● **The exercise**
Begin with the first line below and retype each line exactly through the line containing "ax.set_facecolor(bg_color)". Any pictures are to be left out.

(Extracted data entries)
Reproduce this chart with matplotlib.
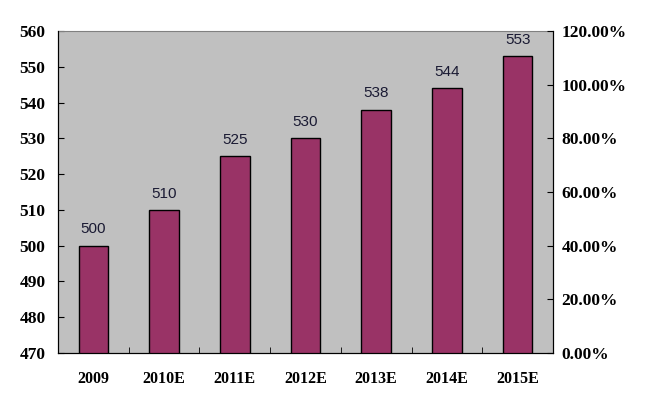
import matplotlib.pyplot as plt
from matplotlib.ticker import FuncFormatter

years = ["2009", "2010E", "2011E", "2012E", "2013E", "2014E", "2015E"]
values = [500, 510, 525, 530, 538, 544, 553]
left_ticks = [470, 480, 490, 500, 510, 520, 530, 540, 550, 560]
right_ticks = [0.0, 0.2, 0.4, 0.6, 0.8, 1.0, 1.2]

bar_color = "#993366"
bg_color = "#c0c0c0"
tick_font = {"family": "Liberation Serif", "weight": "bold", "size": 12.5}

fig = plt.figure(figsize=(6.45, 4.05), dpi=100)
ax = fig.add_axes([58 / 645, 1 - 353 / 405, 495 / 645, 322 / 405])
ax.set_facecolor(bg_color)

x = list(range(len(years)))
ax.bar(x, values, width=0.42, color=bar_color, edgecolor="black", linewidth=1.0, zorder=2)
for xi, v in zip(x, values):
    ax.text(xi, v + 2.6, str(v), ha="center", va="bottom", fontsize=11,
            family="Liberation Sans", color="#1a1a33", zorder=3)

ax.set_xlim(-0.5, len(years) - 0.5)
ax.set_ylim(470, 560)
ax.set_yticks(left_ticks)
ax.set_yticklabels([str(t) for t in left_ticks], fontdict=tick_font)
ax.set_xticks(x)
ax.set_xticklabels(years, fontdict={**tick_font, "size": 11.5})
ax.tick_params(axis="x", length=0, pad=13)
ax.tick_params(axis="y", direction="in", length=4, pad=9)
# tick marks between categories on the x axis
ax.set_xticks([i + 0.5 for i in x[:-1]], minor=True)
ax.tick_params(axis="x", which="minor", direction="in", length=4)

ax.spines["top"].set_color("#808080")
for s in ["left", "right", "bottom"]:
    ax.spines[s].set_color("black")

ax2 = ax.twinx()
ax2.set_ylim(0, 1.2)
ax2.set_yticks(right_ticks)
ax2.yaxis.set_major_formatter(FuncFormatter(lambda v, p: f"{v * 100:.2f}%"))
for lbl in ax2.get_yticklabels():
    lbl.set_fontfamily("Liberation Serif")
    lbl.set_fontweight("bold")
    lbl.set_fontsize(12.5)
ax2.tick_params(axis="y", direction="in", length=4, pad=6)
ax2.spines["top"].set_visible(False)

fig.savefig("out.png", dpi=100, facecolor="white")
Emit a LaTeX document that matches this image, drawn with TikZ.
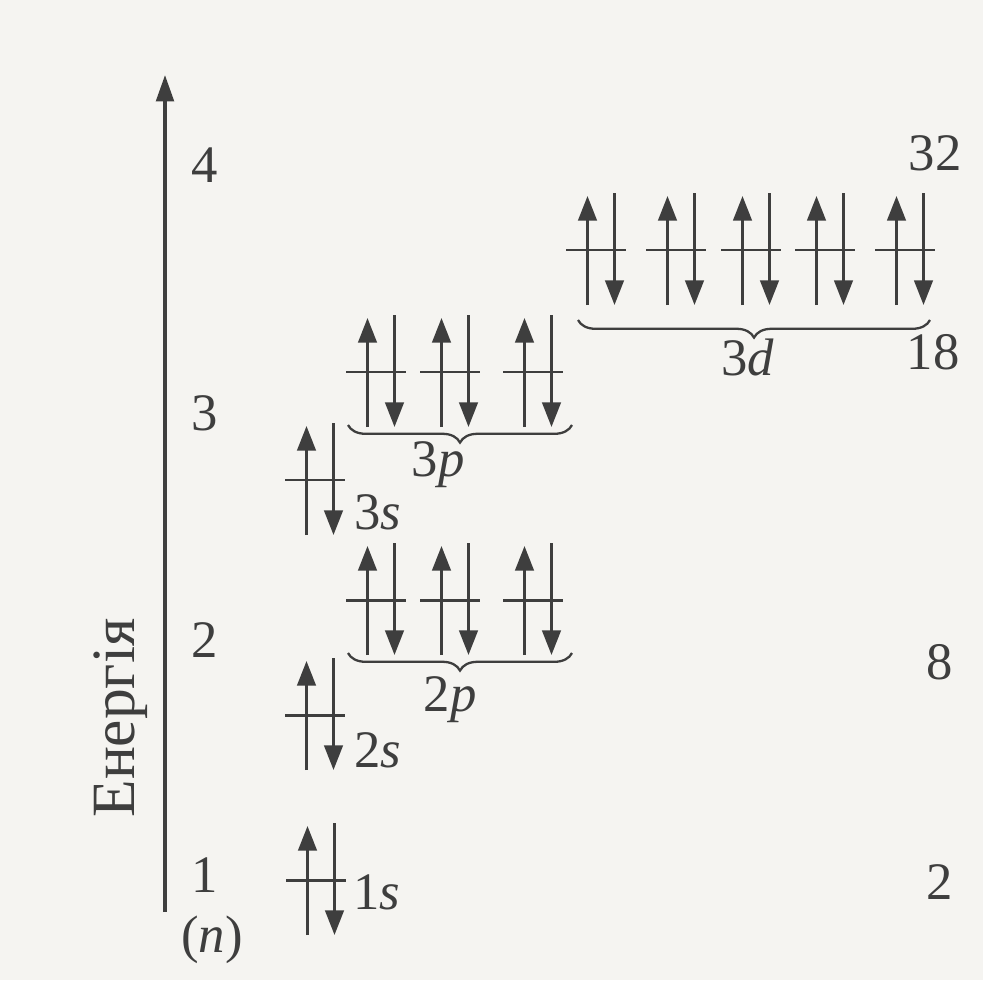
\documentclass[tikz,border=0pt]{standalone}
\usepackage{fontspec}
\setmainfont{Liberation Serif}
\usetikzlibrary{arrows.meta,decorations.pathreplacing}
\definecolor{Ink}{RGB}{62,62,62}
\definecolor{Paper}{RGB}{245,244,241}

\begin{document}
\begin{tikzpicture}[x=0.02cm,y=-0.02cm,
  lbl/.style={font=\fontsize{30}{36}\selectfont,text=Ink,inner sep=0pt},
  spin/.style={line width=1.7pt,Ink,-{Triangle[length=14pt,width=10.5pt]}},
  level/.style={line width=1.7pt,Ink},
  shell/.style={decorate,decoration={brace,amplitude=10pt,mirror},line width=1.3pt,Ink},
  orb/.pic={
    \draw[level] (-35,0) -- (25,0);
    \draw[spin] (-13.5,55) -- (-13.5,-54);
    \draw[spin] (13.5,-57) -- (13.5,55);
  }
]
  \fill[Paper] (0,0) rectangle (983,980);
  \useasboundingbox (0,0) rectangle (983,980);

  % energy axis
  \coordinate (axbot) at (165,912);
  \coordinate (axtop) at (165,75);
  \draw[line width=2pt,Ink,-{Triangle[length=15pt,width=10pt]}] (axbot) -- (axtop);
  \node[lbl,font=\fontsize{35}{40}\selectfont,rotate=90] (energy) at (121,718) {Енергія};
  \node[lbl] (n4) at (205,165) {4};
  \node[lbl] (n3) at (205,413) {3};
  \node[lbl] (n2) at (205,640) {2};
  \node[lbl] (n1) at (205,875) {1};
  \node[lbl] (nn) at (212,940) {(\textit{n})};

  % s orbitals
  \pic at (321,880) {orb};
  \pic at (320,715) {orb};
  \pic at (320,480) {orb};
  \node[lbl] (l1s) at (377,892) {1\textit{s}};
  \node[lbl] (l2s) at (378,750) {2\textit{s}};
  \node[lbl] (l3s) at (378,512) {3\textit{s}};

  % p orbitals
  \foreach \x in {381,455,538} {
    \pic at (\x,600) {orb};
    \pic at (\x,372) {orb};
  }
  \draw[shell] (348,653) -- (572,653);
  \draw[shell] (348,425) -- (572,425);
  \node[lbl] (l2p) at (450,700) {2\textit{p}};
  \node[lbl] (l3p) at (438,465) {3\textit{p}};

  % d orbitals
  \foreach \x in {601,681,756,830,910}
    \pic at (\x,250) {orb};
  \draw[shell] (578,320) -- (930,320);
  \node[lbl] (l3d) at (748,357) {3\textit{d}};

  % shell capacities
  \node[lbl] (c32) at (935,153) {32};
  \node[lbl] (c18) at (933,352) {18};
  \node[lbl] (c8) at (940,662) {8};
  \node[lbl] (c2) at (940,882) {2};
\end{tikzpicture}
\end{document}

● **Finished task**
Reproduce this chart with matplotlib.
import matplotlib.pyplot as plt
from matplotlib.ticker import FuncFormatter

years = ["2009", "2010E", "2011E", "2012E", "2013E", "2014E", "2015E"]
values = [500, 510, 525, 530, 538, 544, 553]
left_ticks = [470, 480, 490, 500, 510, 520, 530, 540, 550, 560]
right_ticks = [0.0, 0.2, 0.4, 0.6, 0.8, 1.0, 1.2]

bar_color = "#993366"
bg_color = "#c0c0c0"
tick_font = {"family": "Liberation Serif", "weight": "bold", "size": 12.5}

fig = plt.figure(figsize=(6.45, 4.05), dpi=100)
ax = fig.add_axes([58 / 645, 1 - 353 / 405, 495 / 645, 322 / 405])
ax.set_facecolor(bg_color)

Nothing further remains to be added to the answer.